Session 2: Practice — Small Acts of Staying Human

This practice is about stepping out of the automatic mode of endurance and remaining a conscious presence inside the space — small internal shifts, not dramatic ones.
STEP 1: Drop the body anchor
In the middle of the press of bodies, bring attention to the soles of your feet making contact with the floor. Hold that for a few seconds. Then notice, without trying to change it, the breath moving in and out.
“Breathing in. Breathing out.”
Not a technique for relaxation — a return to the most basic fact available: you are a living body, in contact with the ground, not an object being transported. That contact is the first and most reliable point of resistance to the dehumanizing current.
STEP 2: Raise the resolution on anonymity
With eyes down or closed, use peripheral sound and vision to find one individual inside the anonymous mass.
A faint sigh. The sound of a page turning. The texture of someone’s bag, the title of a book, the lines on a pair of hands. Let one small detail suggest the edge of a life.
“This person is also going somewhere.”
Not an attempt at connection. A quiet act of restoring, internally, the awareness that everyone in this car is living a story as complex as yours.
STEP 3: Create the inner pause
Until the next stop, say to yourself:
“For these few minutes, I choose to simply be here. Not consuming, not enduring — just observing.”
Watch the train’s movement, the sensations arising in the body, the thoughts passing through — as if watching clouds. This deliberate pause interrupts the automatic chain from stimulus to reaction, and returns a small measure of agency to the space.
Session 3: Why the Crowding Isn’t the Problem

The stress is not from the crowding
Psychologist Jonathan Freedman’s research on density showed that physical crowding does not directly cause psychological stress — what causes it is the loss of a sense of control. The same density produces very different stress responses depending on whether it was chosen or imposed. A packed concert and a packed rush-hour train contain similar numbers of bodies per square meter; the experience is almost incomparable.
Sociologist Georg Simmel’s observation that urban dwellers develop what he called the blasé attitude — a deliberate emotional flatness in the face of overwhelming stimulation — can be understood in the same terms: not indifference, but a defensive response to having no control over one’s exposure. The exhaustion of the commute is not about how many people are in the car. It is about the fact that you did not choose any of them.
Why other people start to look like objects
Social psychologist Philip Zimbardo’s research on deindividuation showed that high-anonymity environments reduce self-awareness and cause people to perceive and be perceived not as individuals but as undifferentiated parts of a crowd. Layered onto this, neuroscientist Matthew Lieberman’s work on the social brain shows that when the volume of incoming social information exceeds what the brain can process, it activates a cognitive economy measure: it stops processing others as people and begins processing them as obstacles.
Two mechanisms compounding each other — the anonymity stripping self-awareness, the overload converting humans to objects. Neither is a personal failing.
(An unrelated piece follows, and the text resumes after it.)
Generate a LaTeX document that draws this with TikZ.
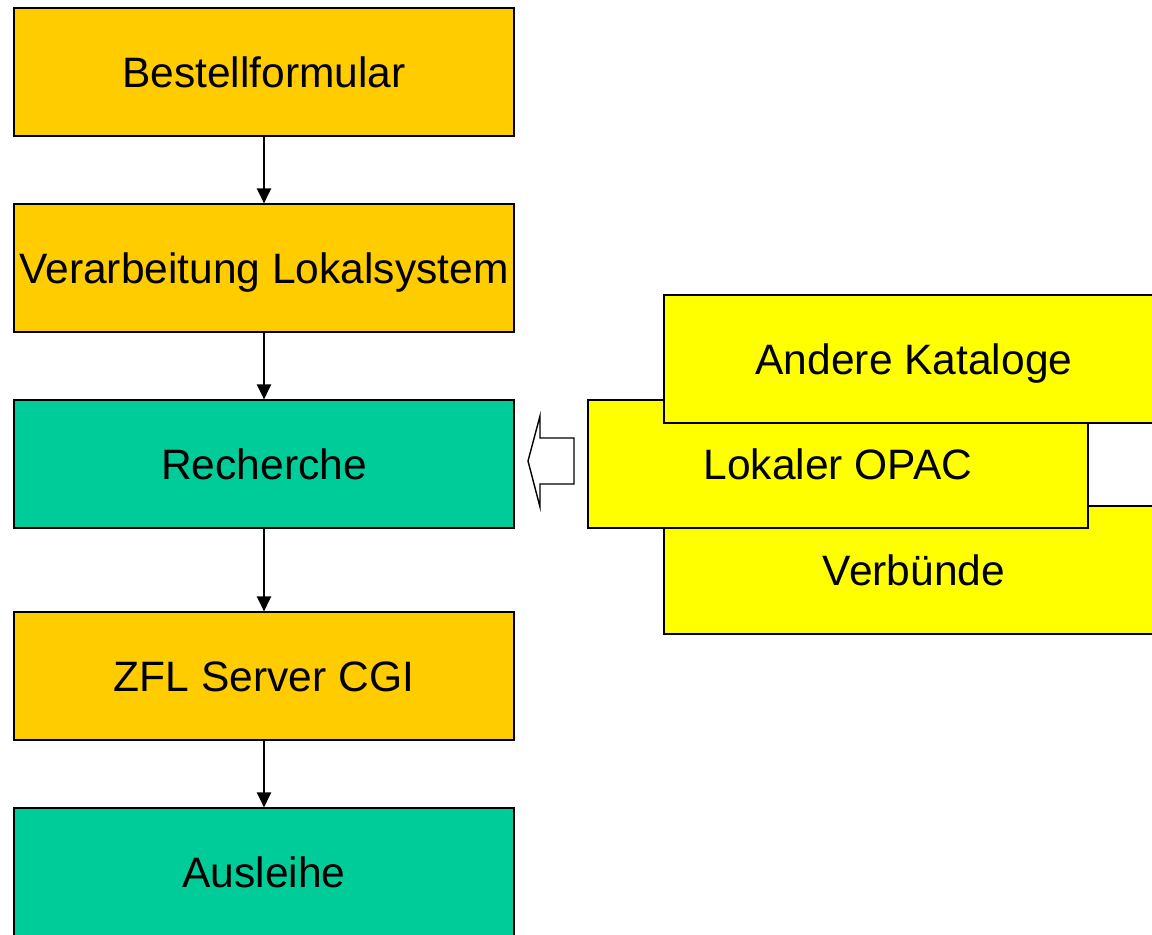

Both are structural responses to a designed environment.
What attention actually does
Research in embodied cognition shows that directing attention to physical sensation — the breath, the contact of feet with floor — directly restores the sense of self. The feeling of being an object in transit partially dissolves the moment bodily awareness returns.
A consistent finding in social psychology adds a further dimension: brief, quiet attention directed toward a stranger — a moment of imaginative recognition, a small internal gesture of goodwill — measurably increases subjective wellbeing in the person offering it. It temporarily reverses the objectification process from the inside, without requiring any outward act at all.
Control comes back through attention
A further implication of Freedman’s research: the recovery of a sense of control does not require physical freedom. The internal choice of where to direct attention — what to notice, what to let pass — partially restores the sense of agency that the environment removes.
The space cannot be changed. The attention can be redirected. And that redirection, practiced consistently, gradually transforms the experience of the same packed car from something to be endured into something that can be inhabited — consciously, and on your own terms.
Conclusion: The Train Moves You

The train will be packed tomorrow. The dehumanizing current will run its automatic course — the anonymity, the overload, the slow drift toward being cargo.
But the attention is not the train’s to direct. Feeling the ground underfoot, finding one human being in the crowd, holding a moment of quiet presence — these small acts work against the current. Quietly, from the inside, without announcement.
The train moves you. Where your attention goes is still your choice.
KEY TERMS
Loss of Control
The mechanism at the center of crowding stress, identified in psychologist Jonathan Freedman’s density research. Physical density alone does not generate psychological stress — the loss of a sense of control over one’s situation does. The same number of bodies in a chosen versus an imposed space produces entirely different stress responses. Commuting stress is not about how many people are present. It is about the absence of choice.
Deindividuation
A phenomenon documented by psychologist Philip Zimbardo. In high-anonymity environments, self-awareness decreases and people are perceived — and perceive others — not as individuals but as undifferentiated parts of a crowd. The mutual invisibility of the packed train is not a collection of personal failures. It is the predictable output of an environment designed around anonymity.
Social Brain Overload
Based on neuroscientist Matthew Lieberman’s research on the social brain. When the volume of incoming social information exceeds processing capacity, the brain shifts to a cognitive economy mode — treating others as obstacles rather than as people. Combined with deindividuation, this is the mechanism by which passengers in a packed train begin to register each other as physical objects rather than human beings.
Embodied Cognition
The finding from cognitive science that directing attention to physical sensation directly influences self-perception and cognitive state. Attention to the breath or the contact of feet with the floor partially dissolves the sense of being an object in transit. The scientific basis for Session 2 STEP 1.
Micro-kindness Effect
The social psychology finding that brief, quiet attention directed toward a stranger — a small act of imaginative recognition or internal goodwill — measurably increases subjective wellbeing in the person offering it. Temporarily reverses the objectification process from the inside. The scientific basis for Session 2 STEP 2.